Candidat malheureux en 2011, Vital Kamerhe aura aussi son mot à dire lors de ce scrutin. Il passe pour l’unique prétendant sérieux issu de l’Opposition, capable de jouer un rôle lors de ce scrutin pendant que l’UDPS est menacée d’autodestruction à cause de la crise de succession entre la famille Tshisekedi et les autres cadres du parti, originaires d’autres provinces. Ancien président de l’Assemblée nationale, Kamerhe a su bénéficier du marteau pour se faire un nom à travers le pays. Il a renforcé sa notoriété en prenant la course en 2011. Classé 3ème avec 5% dont 3% engrangés dans les Kivu, son fief, il peut rêver d’améliorer sensiblement ses performances dans cette partie du pays parce que, sans Kabila, il n’y aura plus d’adversaire de taille.
En dehors, bien sûr, de Matata Ponyo. L’actuel Premier ministre peut aussi se targuer d’avoir un noyau, le Maniema, sa province d’origine, désormais lancée dans la dynamique de développement avec les travaux d’envergure dans le domaine des infrastructures: voirie, aéroport, hôpital, université… Il doit cependant travailler dur pour combler son retard par rapport à Kamerhe, originaire des Kivu comme lui, le seul à pouvoir sérieusement lui faire ombrage dans ce coin de la RD-Congo.
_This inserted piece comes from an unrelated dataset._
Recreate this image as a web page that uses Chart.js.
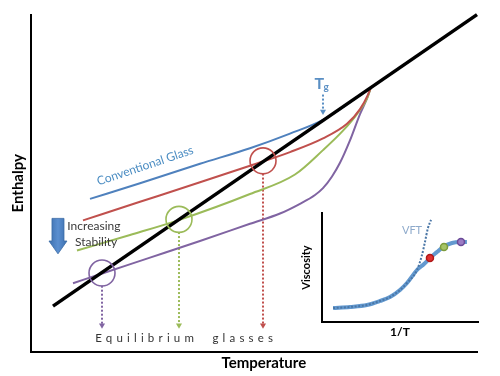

Des analystes disent qu’il lui serait difficile de convaincre ses concurrents du PPRD à le suivre. Hors du Maniema, Matata peut aussi compter sur son bilan pour récolter de précieuses voix dans le reste du pays où son image grandit. Située dans le Top 3, la RD-Congo lui doit sa place dans le dernier hit du FMI sur les meilleures croissances économiques mondiales.
Les recettes de la victoire
La série des jokers est bouclée par Evariste Boshab. L’ancien speaker est fils du Grand Kasaï. En plus des voix naturelles du terroir, il peut compter sur ses ramifications au sein de l’appareil du PPRD,  l’un des partis les plus implantés en RD-Congo, qu’il connait comme sa poche et où il compte des fidèles. L’homme a su, en son temps, faire passer le nombre de députés PPRD de 111 en 2006 à plus de 160 en 2011. C’est dire tout son sens d’organisation et sa grande capacité de mobilisation. Certains analystes lui suggèrent de s’inspirer du modèle Sarkozy et profiter de son mandat au ministère de l’Intérieur pour tisser davantage sa toile. Le SG du PPRD passe, pour certains, pour la figure de proue des acquis de la kabilie.
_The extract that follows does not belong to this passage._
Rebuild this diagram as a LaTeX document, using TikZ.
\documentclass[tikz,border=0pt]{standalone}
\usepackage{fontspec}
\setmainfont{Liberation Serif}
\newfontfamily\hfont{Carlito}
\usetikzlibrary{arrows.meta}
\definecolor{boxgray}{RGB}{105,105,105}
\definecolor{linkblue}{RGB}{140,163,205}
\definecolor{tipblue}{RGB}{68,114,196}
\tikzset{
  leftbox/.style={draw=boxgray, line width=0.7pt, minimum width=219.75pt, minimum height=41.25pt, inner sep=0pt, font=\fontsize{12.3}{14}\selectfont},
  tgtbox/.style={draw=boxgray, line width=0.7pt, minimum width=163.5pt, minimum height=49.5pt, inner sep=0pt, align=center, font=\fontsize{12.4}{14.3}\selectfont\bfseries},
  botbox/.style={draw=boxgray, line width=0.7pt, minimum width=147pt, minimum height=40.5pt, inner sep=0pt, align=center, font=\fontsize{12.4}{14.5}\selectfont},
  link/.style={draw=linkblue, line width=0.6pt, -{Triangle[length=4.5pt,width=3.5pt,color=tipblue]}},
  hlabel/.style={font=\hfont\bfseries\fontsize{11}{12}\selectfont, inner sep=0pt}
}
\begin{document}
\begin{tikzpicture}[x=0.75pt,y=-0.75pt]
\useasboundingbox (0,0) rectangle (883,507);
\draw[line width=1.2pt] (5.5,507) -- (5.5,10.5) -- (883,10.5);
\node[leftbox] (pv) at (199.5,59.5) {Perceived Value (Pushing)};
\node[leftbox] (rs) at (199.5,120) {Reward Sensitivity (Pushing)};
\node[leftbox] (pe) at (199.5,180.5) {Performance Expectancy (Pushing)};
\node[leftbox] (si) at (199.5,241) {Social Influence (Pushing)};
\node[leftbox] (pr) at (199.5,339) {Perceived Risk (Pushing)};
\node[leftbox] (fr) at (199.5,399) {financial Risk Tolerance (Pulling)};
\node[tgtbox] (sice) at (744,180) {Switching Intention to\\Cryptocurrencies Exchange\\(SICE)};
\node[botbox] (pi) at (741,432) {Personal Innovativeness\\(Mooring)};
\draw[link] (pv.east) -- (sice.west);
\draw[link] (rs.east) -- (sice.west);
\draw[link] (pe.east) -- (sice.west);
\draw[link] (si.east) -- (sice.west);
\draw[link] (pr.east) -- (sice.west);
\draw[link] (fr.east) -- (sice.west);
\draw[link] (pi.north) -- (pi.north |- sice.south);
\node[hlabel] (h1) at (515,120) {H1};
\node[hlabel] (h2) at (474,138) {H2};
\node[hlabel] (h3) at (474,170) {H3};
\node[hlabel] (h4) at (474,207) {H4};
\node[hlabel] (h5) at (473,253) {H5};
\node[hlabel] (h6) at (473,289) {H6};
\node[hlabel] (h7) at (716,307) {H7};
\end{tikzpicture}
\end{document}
Un outsider: Aubin Minaku, avantagé par sa position dans l’appareil. Les fins analystes pensent qu’il doit travailler son image dans le Kwilu, bastion du PALU et songer sur comment pénétrer le Kwango avant de se vouer véritablement un destin national. Sa principale chance sera la discorde entre les candidats PPRD pouvant se targuer d’avoir une base-arrière, pensent certains bookmakers.   
C’est une évidence: l’issue de la présidentielle sera aussi fonction des alliances, des ralliements, du débat, du temps de parole et de l’espace rédactionnel utilisé par les candidats dans les médias, pondérés par le taux d’audience ainsi que les ressources financières dont ils disposeraient pour mener à bien la propagande, 2006 et 2011 n’ayant pas permis au grand public et aux électeurs au débat d’idées et au choc des projets susceptibles de favoriser le vote des indécis. Les moyens financiers, c’est, semble-t-il, un avantage sûr dont disposent Katumbi, Matata, Muzito et Boshab.
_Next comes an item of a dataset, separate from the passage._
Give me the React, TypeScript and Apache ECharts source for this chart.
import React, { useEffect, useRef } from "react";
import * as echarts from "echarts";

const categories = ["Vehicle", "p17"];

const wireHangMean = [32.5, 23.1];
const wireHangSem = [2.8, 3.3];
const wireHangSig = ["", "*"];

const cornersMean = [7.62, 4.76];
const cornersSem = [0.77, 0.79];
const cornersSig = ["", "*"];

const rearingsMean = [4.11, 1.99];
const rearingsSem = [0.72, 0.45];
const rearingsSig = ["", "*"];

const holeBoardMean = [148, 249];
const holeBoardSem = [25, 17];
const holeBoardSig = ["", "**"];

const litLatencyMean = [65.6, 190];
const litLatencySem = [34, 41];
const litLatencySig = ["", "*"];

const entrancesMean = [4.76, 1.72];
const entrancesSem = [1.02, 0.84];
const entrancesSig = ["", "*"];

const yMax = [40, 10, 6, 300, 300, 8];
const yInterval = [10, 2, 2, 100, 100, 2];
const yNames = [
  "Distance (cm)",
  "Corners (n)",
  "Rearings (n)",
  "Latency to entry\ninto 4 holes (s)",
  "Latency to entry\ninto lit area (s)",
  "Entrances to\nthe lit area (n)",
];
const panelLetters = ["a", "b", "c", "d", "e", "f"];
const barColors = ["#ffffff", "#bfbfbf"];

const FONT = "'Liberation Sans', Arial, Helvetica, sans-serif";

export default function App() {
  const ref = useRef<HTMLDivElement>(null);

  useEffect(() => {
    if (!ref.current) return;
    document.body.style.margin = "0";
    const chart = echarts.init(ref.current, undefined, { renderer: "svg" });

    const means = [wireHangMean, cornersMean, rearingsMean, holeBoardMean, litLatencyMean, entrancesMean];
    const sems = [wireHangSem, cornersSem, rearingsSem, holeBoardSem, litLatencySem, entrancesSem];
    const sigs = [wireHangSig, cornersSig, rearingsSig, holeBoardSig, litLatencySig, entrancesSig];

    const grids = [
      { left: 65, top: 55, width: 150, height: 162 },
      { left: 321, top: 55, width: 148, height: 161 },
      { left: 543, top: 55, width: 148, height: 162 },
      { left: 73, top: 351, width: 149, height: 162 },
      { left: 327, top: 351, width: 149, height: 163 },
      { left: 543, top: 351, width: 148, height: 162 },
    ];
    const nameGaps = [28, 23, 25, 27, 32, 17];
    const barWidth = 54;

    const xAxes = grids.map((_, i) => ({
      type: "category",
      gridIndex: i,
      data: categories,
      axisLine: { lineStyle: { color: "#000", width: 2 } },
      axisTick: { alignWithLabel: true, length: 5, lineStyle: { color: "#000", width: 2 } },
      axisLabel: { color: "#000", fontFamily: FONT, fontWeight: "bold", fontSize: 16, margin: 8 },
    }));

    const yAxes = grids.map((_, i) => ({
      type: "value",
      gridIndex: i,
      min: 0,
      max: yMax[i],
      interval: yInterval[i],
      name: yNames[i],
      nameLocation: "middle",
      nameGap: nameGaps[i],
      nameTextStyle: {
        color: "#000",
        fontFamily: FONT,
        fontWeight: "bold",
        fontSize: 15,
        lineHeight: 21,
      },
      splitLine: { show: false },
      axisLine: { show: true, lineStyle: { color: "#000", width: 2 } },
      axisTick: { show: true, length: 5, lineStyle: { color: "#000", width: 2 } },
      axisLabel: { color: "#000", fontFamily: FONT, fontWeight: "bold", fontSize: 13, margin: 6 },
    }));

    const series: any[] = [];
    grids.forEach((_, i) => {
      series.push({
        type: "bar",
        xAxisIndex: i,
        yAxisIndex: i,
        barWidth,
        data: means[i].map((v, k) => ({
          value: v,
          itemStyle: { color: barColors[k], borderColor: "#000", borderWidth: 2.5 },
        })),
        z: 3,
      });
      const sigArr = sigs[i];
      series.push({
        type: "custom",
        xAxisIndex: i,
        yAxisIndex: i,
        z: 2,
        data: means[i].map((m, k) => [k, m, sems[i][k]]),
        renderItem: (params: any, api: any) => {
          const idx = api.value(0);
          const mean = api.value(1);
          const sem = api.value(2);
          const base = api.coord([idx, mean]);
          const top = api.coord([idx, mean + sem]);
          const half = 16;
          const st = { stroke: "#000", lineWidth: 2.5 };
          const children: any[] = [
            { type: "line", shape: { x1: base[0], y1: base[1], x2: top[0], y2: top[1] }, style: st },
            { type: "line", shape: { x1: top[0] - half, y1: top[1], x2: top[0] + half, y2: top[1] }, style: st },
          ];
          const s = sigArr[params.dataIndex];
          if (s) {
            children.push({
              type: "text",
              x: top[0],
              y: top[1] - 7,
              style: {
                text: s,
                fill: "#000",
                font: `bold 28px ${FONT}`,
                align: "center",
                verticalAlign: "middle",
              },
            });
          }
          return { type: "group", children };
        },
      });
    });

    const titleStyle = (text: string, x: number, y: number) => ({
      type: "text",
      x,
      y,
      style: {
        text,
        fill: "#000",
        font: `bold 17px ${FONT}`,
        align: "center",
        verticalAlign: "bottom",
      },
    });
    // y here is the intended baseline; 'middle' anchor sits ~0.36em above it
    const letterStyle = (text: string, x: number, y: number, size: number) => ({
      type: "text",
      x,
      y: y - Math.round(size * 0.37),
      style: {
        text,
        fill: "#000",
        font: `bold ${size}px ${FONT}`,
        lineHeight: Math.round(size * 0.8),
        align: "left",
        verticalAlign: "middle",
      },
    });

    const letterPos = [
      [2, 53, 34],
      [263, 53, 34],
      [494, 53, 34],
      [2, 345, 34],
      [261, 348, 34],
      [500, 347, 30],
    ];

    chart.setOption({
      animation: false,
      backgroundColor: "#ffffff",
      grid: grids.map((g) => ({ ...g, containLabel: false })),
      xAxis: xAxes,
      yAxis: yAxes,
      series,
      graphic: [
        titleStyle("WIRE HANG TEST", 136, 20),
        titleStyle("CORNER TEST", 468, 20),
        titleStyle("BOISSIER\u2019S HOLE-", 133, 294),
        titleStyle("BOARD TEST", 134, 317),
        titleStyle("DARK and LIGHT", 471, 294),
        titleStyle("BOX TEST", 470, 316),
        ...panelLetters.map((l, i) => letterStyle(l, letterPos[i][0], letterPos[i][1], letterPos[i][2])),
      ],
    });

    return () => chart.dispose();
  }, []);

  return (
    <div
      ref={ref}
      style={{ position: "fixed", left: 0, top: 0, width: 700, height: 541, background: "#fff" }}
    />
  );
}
Le débat, c’est une des fortunes de Muzito, réputé pour son caractère doctrinaire et sa maitrise des dossiers économico-financiers. Un avantage que lui disputent certainement Boshab, Matata et Kamerhe, réputé aussi bon tribun. Orateur, Katumbi l’est également. Il le prouve chaque fois qu’il va au contact de la population katangaise ou des fans de Mazembe.
La décision de cette présidentielle à un tour ne se fera pas non plus sans le jeu d’alliances. Toutes les combinaisons sont possibles: un accord à trois Muzito-Katumbi-Boshab favoriserait la cohésion avec le pont Ouest-Centre-Sud-Est. Une alliance Katumbi-Matata-Muzito irait dans le même sens. Un deal Kamerhe-Katumbi-Muzito ou Kamerhe-Boshab-Muzito ou encore Matata-Kamerhe-Muzito. Ou des accords à deux. Celui des candidats qui saura négocier et rallier des meilleurs alliés, s’ouvrira la voie royale.
Mais, à la lumière de l’exécution de l’accord Kabila-Gizenga-Nzanga, les prochains deals doivent être clairs, fondés sur le long terme, avec des gages que l’un devrait laisser telle échéance à l’autre et vice-versa. Tout devra donc reposer sur la loyauté, la confiance et le respect des engagements. Reste à chaque probable candidat une organisation solide pour la mise en place d’une stratégie de conquête du pouvoir.